Back in Beijing, Wang the biker and I are walking among the motorbikes in 798. “This one costs about 400,000 RMB.” He points to a newly polished Harley Davidson, which is attracting a lot of attention from other “dog riders” and passersby.
“Many of the guys only like their bikes for a couple of months, just like their girlfriends.” He laughs before he goes on. “Then they go on [e-commerce app] Xianyu and exchange their bike for something different.”
But the secondhand game in 798 and the motorbikers in Sichuan and Guizhou are worlds apart. You can still find relatively cheap bikes on Xianyu in Beijing, with or without license plates. The Suzuki 125 GN that I own was bought with a “Jing B” plate for 5,000 RMB, the same design as those that can be acquired secondhand for a couple of hundred yuan in other provinces. The license plate itself costs between 1,000 to 1,500 RMB, but it is only valid to drive outside Beijing’s Fourth Ring Road, so seasoned riders are less than impressed.
The leisure motorbikers resell their bikes because they want to try out other models. The Harley Davidson that is the awe of the day in 798 has been imported from the US and carries the coveted “Jing A” license plate, which allows the driver access to all districts of Beijing. Because no new Jing A plates are issued anymore, its price has skyrocketed—as of 2020, a Jing A license plate cost between 80,000 and 100,000 RMB, in addition to the cost of the bike.
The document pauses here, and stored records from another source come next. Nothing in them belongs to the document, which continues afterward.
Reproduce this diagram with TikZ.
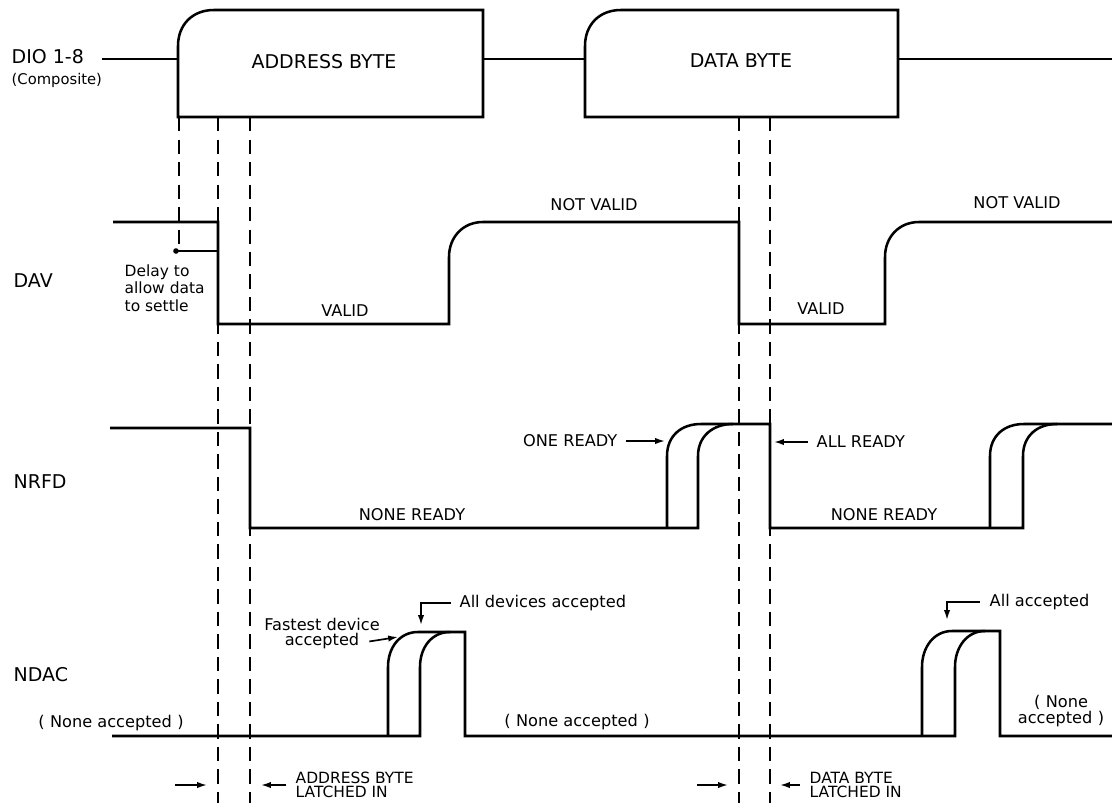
\documentclass[tikz,border=0pt]{standalone}
\usepackage{fontspec}
\setmainfont{DejaVu Sans}
\usetikzlibrary{positioning}
\usetikzlibrary{arrows.meta}

\begin{document}
\begin{tikzpicture}[x=0.025cm, y=-0.025cm, >={Latex[length=7pt,width=4.5pt]},
    senal/.style={line width=1.8pt},
    guia/.style={line width=1.4pt, dash pattern=on 10pt off 6pt},
    flecha/.style={->, line width=1.2pt},
    grande/.style={font=\fontsize{13.5}{15}\selectfont, inner sep=1pt},
    etiq/.style={font=\fontsize{11.5}{13}\selectfont, inner sep=1pt},
    etiqp/.style={font=\fontsize{11.5}{9.5}\selectfont, inner sep=1pt},
    etiqb/.style={font=\fontsize{11}{9.5}\selectfont, inner sep=1pt}]

    \useasboundingbox (0,0) rectangle (1112,803);

    % Nombres de las lineas
    \node[grande, anchor=west] (dio) at (10,57) {DIO 1-8};
    \node[etiqp, anchor=west, font=\fontsize{10.5}{12}\selectfont] (comp) at (10,80) {(Composite)};
    \node[grande, anchor=west] (dav) at (12,281) {DAV};
    \node[grande, anchor=west] (nrfd) at (12,482) {NRFD};
    \node[grande, anchor=west] (ndac) at (12,675) {NDAC};

    % Bus DIO
    \draw[senal] (102,59) -- (178,59);
    \draw[senal] (178,117) -- (178,46) .. controls (178,25) and (192,10) .. (214,10) -- (483,10) -- (483,117) -- cycle;
    \draw[senal] (483,59) -- (585,59);
    \draw[senal] (585,117) -- (585,46) .. controls (585,25) and (599,10) .. (621,10) -- (898,10) -- (898,117) -- cycle;
    \draw[senal] (898,59) -- (1112,59);
    \node[grande] (addr) at (324,62) {ADDRESS BYTE};
    \node[grande] (data) at (741,61) {DATA BYTE};

    % Lineas de referencia
    \draw[guia] (179,117) -- (179,251);
    \draw[guia] (218,117) -- (218,803);
    \draw[guia] (250,117) -- (250,803);
    \draw[guia] (739,117) -- (739,803);
    \draw[guia] (770,117) -- (770,803);

    % DAV
    \draw[senal] (113,222) -- (218,222) -- (218,324) -- (449,324) -- (449,257) .. controls (449,237) and (463,222) .. (483,222) -- (739,222) -- (739,324) -- (885,324) -- (885,257) .. controls (885,237) and (899,222) .. (919,222) -- (1112,222);
    \draw[senal] (176,251) -- (218,251);
    \fill (176,251) circle (2pt);
    \node[etiqp, align=left, anchor=west, font=\fontsize{11}{12.3}\selectfont] (delay) at (123,288) {Delay to\\allow data\\to settle};
    \node[etiq] (valid1) at (345,311) {VALID};
    \node[etiq] (nvalid1) at (594,205) {NOT VALID};
    \node[etiq] (valid2) at (821,309) {VALID};
    \node[etiq] (nvalid2) at (1017,203) {NOT VALID};

    % NRFD
    \draw[senal] (110,428) -- (250,428) -- (250,528) -- (698,528) -- (698,456) .. controls (698,436) and (713,424) .. (733,424) -- (770,424) -- (770,528) -- (1023,528) -- (1023,456) .. controls (1023,436) and (1037,424) .. (1057,424) -- (1112,424);
    \draw[senal] (667,528) -- (667,456) .. controls (667,436) and (681,424) .. (701,424) -- (733,424);
    \draw[senal] (990,528) -- (990,456) .. controls (990,436) and (1004,424) .. (1024,424) -- (1057,424);
    \node[etiq, anchor=east] (one) at (619,441) {ONE READY};
    \coordinate (uno) at (665,441);
    \draw[flecha] ([xshift=5pt]one.east) -- (uno);
    \node[etiq, anchor=west] (all) at (815,442) {ALL READY};
    \coordinate (todos) at (774,442);
    \draw[flecha] ([xshift=-5pt]all.west) -- (todos);
    \node[etiq] (none1) at (412,515) {NONE READY};
    \node[etiq] (none2) at (884,515) {NONE READY};

    % NDAC
    \draw[senal] (112,736) -- (420,736) -- (420,667) .. controls (420,647) and (432,632) .. (450,632) -- (465,632) -- (465,736) -- (955,736) -- (955,667) .. controls (955,647) and (967,631) .. (985,631) -- (1000,631) -- (1000,736) -- (1112,736);
    \draw[senal] (388,736) -- (388,667) .. controls (388,647) and (400,632) .. (418,632) -- (450,632);
    \draw[senal] (922,736) -- (922,667) .. controls (922,647) and (934,631) .. (952,631) -- (985,631);
    \node[etiqp] (fast) at (322,624) {Fastest device};
    \node[etiqp, below=0pt of fast] (acep) {accepted};
    \coordinate (rapido) at (398,637);
    \draw[flecha] ([xshift=6pt]acep.east) -- (rapido);
    \node[etiqp, anchor=west] (alldev) at (458,603) {All devices accepted};
    \coordinate (esq1) at (421,603);
    \coordinate (punta1) at (421,625);
    \draw[flecha] ([xshift=-5pt]alldev.west) -- (esq1) -- (punta1);
    \node[etiqp, anchor=west] (allac) at (988,602) {All accepted};
    \coordinate (esq2) at (947,602);
    \coordinate (punta2) at (947,620);
    \draw[flecha] ([xshift=-6pt]allac.west) -- (esq2) -- (punta2);
    \node[etiqp] (nacc1) at (111,723) {(\,\,None accepted\,\,)};
    \node[etiqp] (nacc2) at (577,722) {(\,\,None accepted\,\,)};
    \node[etiqp, align=center] (nacc3) at (1061,711) {(\,\,None\\accepted\,\,)};

    % Byte capturado
    \coordinate (izq1) at (175,785);
    \coordinate (der1) at (207,785);
    \draw[flecha] (izq1) -- (der1);
    \node[etiqb, align=left, anchor=west] (latch1) at (294,785) {ADDRESS BYTE\\LATCHED IN};
    \coordinate (tope1) at (261,785);
    \draw[flecha] ([xshift=-6pt]latch1.west) -- (tope1);
    \coordinate (izq2) at (697,785);
    \coordinate (der2) at (728,785);
    \draw[flecha] (izq2) -- (der2);
    \node[etiqb, align=left, anchor=west] (latch2) at (808,785) {DATA BYTE\\LATCHED IN};
    \coordinate (tope2) at (780,785);
    \draw[flecha] ([xshift=-6pt]latch2.west) -- (tope2);
\end{tikzpicture}
\end{document}
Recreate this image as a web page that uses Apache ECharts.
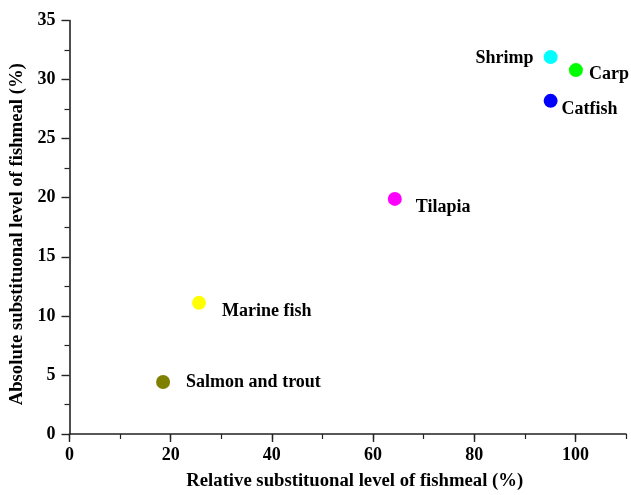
<!DOCTYPE html>
<html><head><meta charset="utf-8">
<script src="https://cdn.jsdelivr.net/npm/echarts@6/dist/echarts.min.js"></script>
<style>html,body{margin:0;padding:0;background:#fff}#c{width:631px;height:495px}</style>
</head><body><div id="c"></div>
<script>
const species = ['Salmon and trout','Marine fish','Tilapia','Shrimp','Carp','Catfish'];
const relVals = [18.5, 25.6, 64.3, 95.1, 100.1, 95.1];
const absVals = [4.4, 11.1, 19.9, 31.9, 30.8, 28.2];
const colors = ['#808000','#ffff00','#ff00ff','#00ffff','#00ff00','#0000ff'];
const xTickLabels = [0, 20, 40, 60, 80, 100];
const labelPos = ['right','right','right','left','right','right'];
const labelDist = [16, 16, 14, 10, 6, 4];
const labelOff = [[0,0],[0,8],[0,8],[0,1],[0,4],[0,9]];

const font = '"Liberation Serif","Times New Roman",serif';
const data = species.map((n,i)=>({
  name:n, value:[relVals[i], absVals[i]],
  itemStyle:{color:colors[i], opacity:1},
  label:{position:labelPos[i], distance:labelDist[i], offset:labelOff[i]}
}));
const chart = echarts.init(document.getElementById('c'), null, {renderer:'canvas'});
chart.setOption({
  animation:false,
  grid:{left:69.5, right:5, top:20.5, bottom:61, containLabel:false, outerBoundsMode:'none'},
  xAxis:[{
    type:'value', min:0, max:110, interval:20,
    name:'Relative substituonal level of fishmeal (%)', nameLocation:'middle', nameGap:38,
    nameTextStyle:{fontFamily:font, fontWeight:'bold', fontSize:18.7, color:'#000', padding:[0,0,0,14]},
    axisLine:{show:true, lineStyle:{color:'#222', width:1.6}},
    axisTick:{show:true, inside:false, length:8, lineStyle:{color:'#222', width:1.4}, customValues:xTickLabels},
    axisLabel:{fontFamily:font, fontWeight:'bold', fontSize:18, color:'#000', margin:12, customValues:xTickLabels},
    splitLine:{show:false}
  },{
    type:'value', min:0, max:110, interval:10, position:'bottom',
    axisLine:{show:false},
    axisTick:{show:true, length:5, lineStyle:{color:'#222', width:1.2}},
    axisLabel:{show:false}, splitLine:{show:false}
  }],
  yAxis:{
    type:'value', min:0, max:35, interval:5,
    name:'Absolute substituonal level of fishmeal (%)', nameLocation:'middle', nameGap:40,
    nameTextStyle:{fontFamily:font, fontWeight:'bold', fontSize:18.7, color:'#000', padding:[0,14,0,0]},
    axisLine:{show:true, lineStyle:{color:'#222', width:1.6}},
    axisTick:{show:true, length:8, lineStyle:{color:'#222', width:1.4}},
    minorTick:{show:true, splitNumber:2, length:5, lineStyle:{color:'#222', width:1.2}},
    axisLabel:{fontFamily:font, fontWeight:'bold', fontSize:18, color:'#000', margin:14},
    splitLine:{show:false}
  },
  series:[{
    type:'scatter', xAxisIndex:0, symbol:'circle', symbolSize:14, data:data,
    itemStyle:{opacity:1},
    label:{show:true, formatter:'{b}', fontFamily:font, fontWeight:'bold', fontSize:18, color:'#000', opacity:1}
  }]
});
</script></body></html>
Anyone who owns these plates is running an expensive hobby, and most of the motorbikes in 798 carry Jing A plates. It is a part of this motorbike culture to revel in the beauty of the machine and gain the respect of other dog riders.
Wang is wearing a six-pence cap. A 52-year-old robotics engineer with two motorbikes and a couple of cars in his garage in southern Beijing, he is the leader of a group of motorbike fans known as the Lucky Number 16. The 149 members of their WeChat group routinely share pictures of motorbikes and the landscapes they travel through on their two-wheelers, and many of them meet at the Ace Cafe with their motorbikes every weekend.
“We are all very peaceful. We like to drink beer, talk about motorbikes and crack jokes,” says Wang. They are inspired by American television series like Sons of Anarchy, but fix a Peppa Pig sticker on their bikes, rather than skulls. “On the motorbike you can get close to nature and you can feel the wind in your face and see the landscape roll by.”
After hanging out for a couple of hours in front of the Ace Cafe, inspecting each other’s rides, and exchanging tips on anything from gear to motorbike regulations, the gangs drive to the outskirts of Beijing to Huairou and Yanqing district or to the Western Hills to enjoy the countryside—and to show off together. “There are many beautiful roads out there; especially in the Western Hills, but they are also the most dangerous ones,” Wang says.
I know what he is talking about. People get carried away and drive recklessly on the mountain roads. I have seen the videos of horrific accidents: a person being hurled through the air after a failed attempt to overtake through a left turn in the mountains, and colliding head-on with a car coming from the opposite direction around the bend; a man covered in blood under his unzipped leather suit, with a crushed motorbike beside him.
The dangers of the motorbike exist in all parts of China, from Sichuan and Guizhou to Beijing. The difference is whether the bikers choose this lifestyle and all its risks, or grow up with it because there was not much else to choose from.
“Sometimes people forget the immense raw power of their bikes,” says Wang. “When you drive, you need to be careful at every moment. It only takes one second of unawareness for you to crash—and you’re toast!”